Do you have a firewall on the transit link?
Usually stateful firewall add a connection in their table and set a timeout on it (30minutes.., so that no connection stays for years).
Everytime a byte is sent , the connection is updated and the timeout set back to 30mn.
When the timeout arrives at 0, the connection is removed and no more traffic is allowed.
In tcp exist a mechanism for knowing when a connection is broken ( one of the two have disconnected whithout telling the other)
. This mechanism is KEEP_ALIVE and can be set on TCP sockets.
I guess you have to :
-> tell SSH to use KEEP_ALIVE in his sockets:
-> lower the keepalive of your server to a value inferior to the timeout of your firewall.
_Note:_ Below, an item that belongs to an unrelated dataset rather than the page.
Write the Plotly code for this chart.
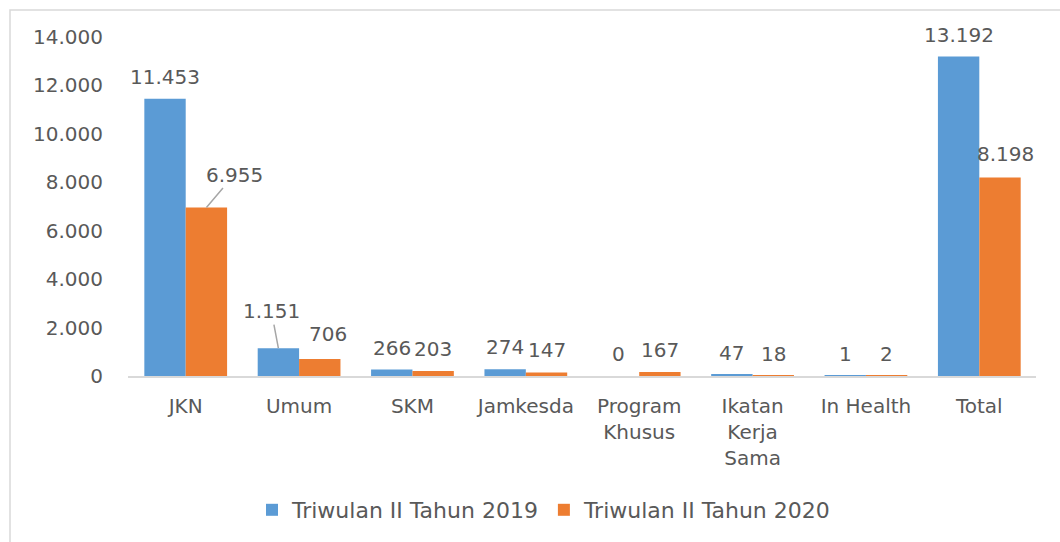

Here I put 300seconds
echo "300" > /proc/sys/net/ipv4/tcp_keepalive_time
This assumes that the firewall takes this keepalive packets (ack) as normal traffic and refreshes the connection timeout (this is dependent on the fw implementation)
in your firewall configuration, increase the timeout for ssh connection to a value higher than /proc/sys/net/ipv4/tcp_keepalive_time
use an app that constantly refreshes the screen: X window tunneled in ssh , xterm with a clock,...
I would be interested by your result because I have the same issue at work but I'm not the sshd administrator, so I use X forwarding.